TURL: Table Understanding through Representation Learning

Xiang Deng
Huan Sun
Alyssa Whitlock Lees
Cong Yu
47th International Conference on Very Large Data Bases (2021)
Google Scholar

Abstract

Relational tables on the Web store a vast amount of knowledge. Owing to the wealth of such tables, various tasks on table understanding has made tremendous progress. However, existing work largely replies on heavily-engineered task-specific features and model architectures. In this paper, we present TURL, a novel framework that introduces the pre-training-fine-tuning paradigm to relational Web tables. During pre-training, it learns deep contextualized representations on relational tables in an unsupervised manner. Its universal model design along with the pre-trained representations can be applied to a wide range of tasks with minimal task-specific fine-tuning.
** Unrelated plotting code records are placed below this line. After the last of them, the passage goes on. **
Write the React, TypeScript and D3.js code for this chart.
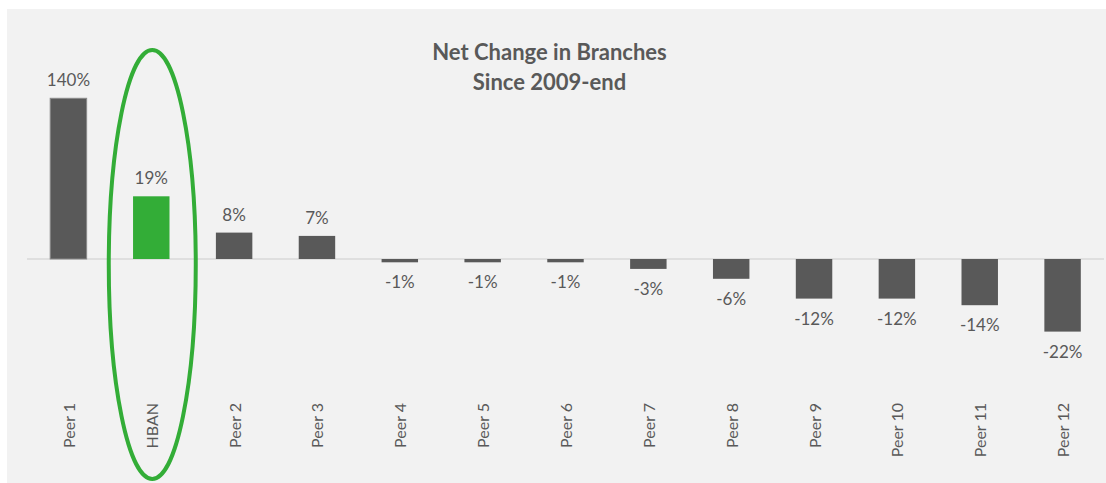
import React from "react";
import * as d3 from "d3";

const categories = ["Peer 1", "HBAN", "Peer 2", "Peer 3", "Peer 4", "Peer 5", "Peer 6", "Peer 7", "Peer 8", "Peer 9", "Peer 10", "Peer 11", "Peer 12"];
const values = [140, 19, 8, 7, -1, -1, -1, -3, -6, -12, -12, -14, -22];
const labels = ["140%", "19%", "8%", "7%", "-1%", "-1%", "-1%", "-3%", "-6%", "-12%", "-12%", "-14%", "-22%"];
const highlight = "HBAN";
const titleLines = ["Net Change in Branches", "Since 2009-end"];
// visible axis window (the 140% bar is truncated as in the original)
const yDomain = [-22, 48.7];

const W = 1106;
const H = 483;

export default function App() {
  const x = d3.scaleBand<string>().domain(categories).range([27, 1104]).paddingInner(0.56).paddingOuter(0.28);
  const y = d3.scaleLinear().domain(yDomain).range([331.6, 98.3]).clamp(true);
  const bw = x.bandwidth();
  const y0 = y(0);
  const hx = (x(highlight) as number) + bw / 2;

  return (
    <svg width={W} height={H} style={{ position: "absolute", left: 0, top: 0, background: "#ffffff" }}>
      <rect x={7} y={9} width={W - 7} height={H - 9} fill="#f2f2f2" />
      <g fontFamily="Lato, 'Open Sans', sans-serif" fill="#595959">
        {titleLines.map((t, i) => (
          <text key={t} x={549.5} y={60 + i * 30} textAnchor="middle" fontSize={22} fontWeight="bold" fill="#595959">
            {t}
          </text>
        ))}
        <line x1={27} x2={1104} y1={y0} y2={y0} stroke="#d9d9d9" strokeWidth={1.5} />
        {categories.map((c, i) => {
          const v = values[i];
          const bx = x(c) as number;
          const yt = y(Math.max(v, 0));
          const yb = y(Math.min(v, 0));
          const isH = c === highlight;
          return (
            <g key={c}>
              <rect
                x={bx}
                y={yt}
                width={bw}
                height={Math.max(yb - yt, 0)}
                fill={isH ? "#33ad37" : "#595959"}
                stroke={i === 0 ? "#8a8a8a" : "none"}
                strokeWidth={1}
              />
              <text
                x={bx + bw / 2}
                y={v >= 0 ? yt - 12 : yb + 26}
                textAnchor="middle"
                fontSize={17}
                fill="#595959"
              >
                {labels[i]}
              </text>
              <text
                transform={`translate(${bx + bw / 2},403) rotate(-90)`}
                textAnchor="end"
                dominantBaseline="central"
                fontSize={16}
                fill="#595959"
              >
                {c}
              </text>
            </g>
          );
        })}
        <ellipse cx={hx + 1} cy={264.5} rx={43.5} ry={214.5} fill="none" stroke="#33ad37" strokeWidth={4} />
      </g>
    </svg>
  );
}
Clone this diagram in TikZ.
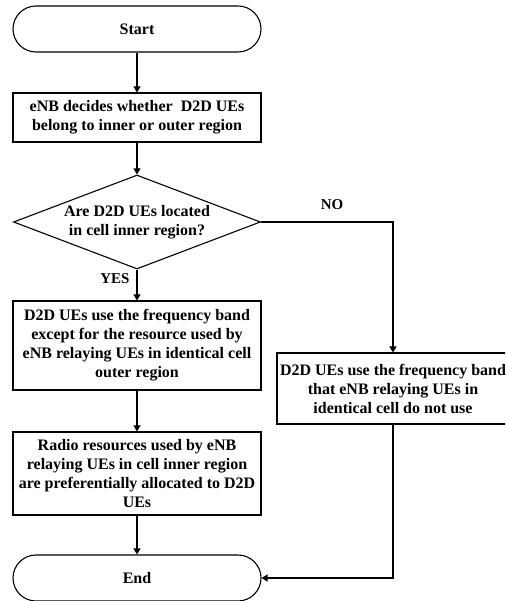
\documentclass[tikz,border=0pt]{standalone}
\usepackage{fontspec}
\setmainfont{Liberation Serif}
\usetikzlibrary{shapes.geometric,arrows.meta}
\begin{document}
\begin{tikzpicture}[x=1pt,y=-1pt,
  every node/.style={font=\fontsize{16}{19}\selectfont\bfseries, align=center},
  box/.style={draw, line width=1.1pt, rectangle, inner sep=0pt, minimum width=248pt},
  term/.style={box, rounded corners=23pt, minimum height=46pt},
  cond/.style={draw, line width=1.1pt, diamond, inner sep=0pt, aspect=2.63,
    minimum width=247pt, minimum height=94pt},
  flow/.style={line width=1.1pt, -{Triangle[length=6pt,width=7pt]}},
  tag/.style={font=\fontsize{15}{18}\selectfont\bfseries}]
\useasboundingbox (0,0) rectangle (505,601);
\clip (0,0) rectangle (505,601);

% main column
\node[term] (start) at (137,29) {Start};
\node[box, minimum height=49pt] (decide) at (137,117.5)
  {eNB decides whether \ D2D UEs\\belong to inner or outer region};
\node[cond] (ask) at (137,222) {};
\node at (ask) {Are D2D UEs located\\in cell inner region?};
\node[box, minimum height=89pt] (inner) at (137,345.5)
  {D2D UEs use the frequency band\\except for the resource used by\\eNB relaying UEs in identical cell\\outer region};
\node[box, minimum height=83pt] (alloc) at (137,473.5)
  {Radio resources used by eNB\\relaying UEs in cell inner region\\are preferentially allocated to D2D\\UEs};
\node[term] (finish) at (137,578) {End};

% right branch
\node[box, minimum width=232pt, minimum height=71pt] (outer) at (393,388.5)
  {D2D UEs use the frequency band\\that eNB relaying UEs in\\identical cell do not use};

% connectors
\draw[flow] (start) -- (decide);
\draw[flow] (decide) -- (ask);
\draw[flow] (ask) -- (inner);
\draw[flow] (inner) -- (alloc);
\draw[flow] (alloc) -- (finish);
\draw[flow] (ask.east) -| (outer.north);
\draw[flow] (outer.south) |- (finish.east);

% branch labels
\node[tag] (yes) at (115,279) {YES};
\node[tag] (no) at (332,205) {NO};
\end{tikzpicture}
\end{document}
More specifically, we propose a structure-aware Transformer encoder to model the row-column structure of relational tables, and present a new Masked Entity Recovery (MER) objective for pre-training to capture the semantics and knowledge in large-scale unlabeled data. To systematically evaluate TURL, we compile a benchmark that consists of 6 different tasks for table understanding (e.g., relation extraction, cell filling). We show that TURL generalizes well to all these tasks and substantially outperforms existing methods in most cases. Our source code, benchmark,as well as pre-trained models are available online to facilitate future research.